From waste to taste
Using biotechnology to reduce food loss, the Danish company REDUCED has specialized in creating highquality natural flavour solutions using ingredients that are typically discarded.
Representing 8% of global greenhouse gas emission, the total amount food that is lost or wasted globally corresponds to 1.6 billion tons of food.
Therefore, reducing food loss and waste is not only a necessary step towards sustainable development, but also a good business opportunity.
From second-grade vegetables to umami flavours
In Denmark, REDUCED, an innovative flavour solutions company, has specialized in creating high-quality savoury flavours using upcycled agricultural and food industry by-products.

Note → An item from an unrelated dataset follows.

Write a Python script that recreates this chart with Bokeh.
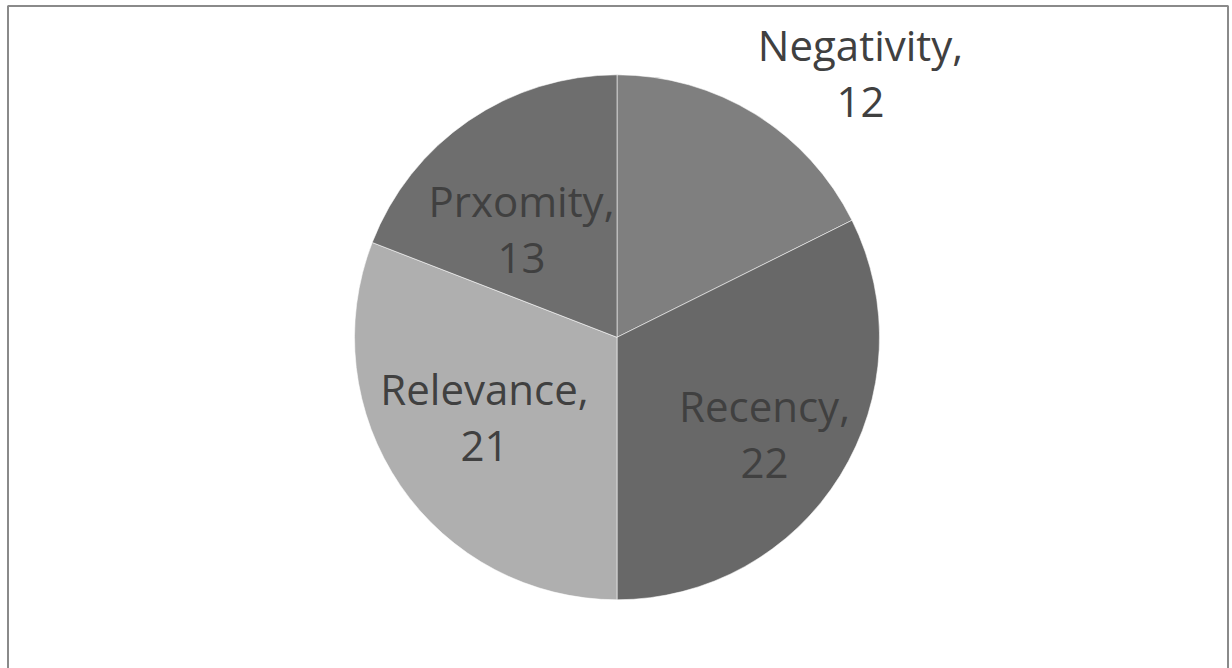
import math
from bokeh.plotting import figure
from bokeh.models import Range1d, ColumnDataSource
from bokeh.core.properties import value
from bokeh.embed import file_html
from bokeh.resources import INLINE

# ---- data ----
categories = ["Negativity", "Recency", "Relevance", "Prxomity"]
values = [12, 22, 21, 13]
colors = ["#7f7f7f", "#686868", "#afafaf", "#6e6e6e"]

# ---- layout (screen pixels, y downward) ----
W, H = 1232, 668
CX, CY, R = 616.5, 336.8, 262.5
# label anchor (center x, baseline of first line) per category
label_pos = [(860, 62), (764, 423), (484, 406), (521, 218)]
LINE_GAP = 57
BASELINE_FIX = -18

p = figure(width=W, height=H, output_backend="svg", toolbar_location=None,
           x_range=Range1d(0, W), y_range=Range1d(0, H), min_border=0)
p.axis.visible = False
p.grid.visible = False
p.outline_line_color = None
p.background_fill_color = "white"
p.border_fill_color = "white"

# chart frame
p.quad(left=[7.5], right=[1227.5], top=[H - 5.5], bottom=[-10],
       fill_color=None, line_color="#8a8a8a", line_width=2)

total = sum(values)
starts, ends = [], []
cum = 0
for v in values:
    starts.append(math.pi / 2 - 2 * math.pi * cum / total)
    cum += v
    ends.append(math.pi / 2 - 2 * math.pi * cum / total)

src = ColumnDataSource(dict(start=starts, end=ends, color=colors, cat=categories, val=values))
p.wedge(x=CX, y=H - CY, radius=R, radius_units="screen",
        start_angle="start", end_angle="end", direction="clock",
        fill_color="color", line_color="white", line_width=1, line_alpha=0.55,
        source=src)

xs, ys, texts = [], [], []
for (lx, ly), c, v in zip(label_pos, categories, values):
    ly = ly + BASELINE_FIX
    xs += [lx, lx]
    ys += [H - ly, H - ly - LINE_GAP]
    texts += [c + ",", str(v)]

p.text(x=xs, y=ys, text=texts, text_align="center", text_baseline="alphabetic",
       text_font=value("Open Sans"), text_font_size="42px", text_color="#404040")

open("out.html", "w").write(file_html(p, INLINE))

REDUCED has taken 60 tonnes of agricultural and food industry by-products and transformed it into natural food products
By utilising surplus ingredients from the agriculture- and food industry, such as rape seed cakes, broken lentils, chickens from egg production, shore crabs, and secondgrade vegetables, REDUCED is fighting food loss while contributing to a more sustainable food industry.
The company transform the surplus ingredients into high-quality flavours with a unique and patented method. The method is called accelerated fermentation and is a combination of artisanal fermentation and new biotechnology. This method incorporates a specific fungal spore known as koji, which generates enzymes capable of unlocking umami characteristics in the by-products. As a result, REDUCED can efficiently transform diverse waste streams into a variety of additive-free savoury flavourings within a limited time frame.
60 tonnes of food waste – not wasted
For now, REDUCED has taken 60 tonnes of agricultural and food industry by-products and transformed it into natural food products using biotechnology in their IFS Global Markets Food certified production in Copenhagen.
The company is on the trajectory to process 500 tonnes of agricultural and food industry by-products in the two next years and has decreased its processing time with 300% during the past year, resulting in massive energy savings. All with the purpose to create taste from by-products.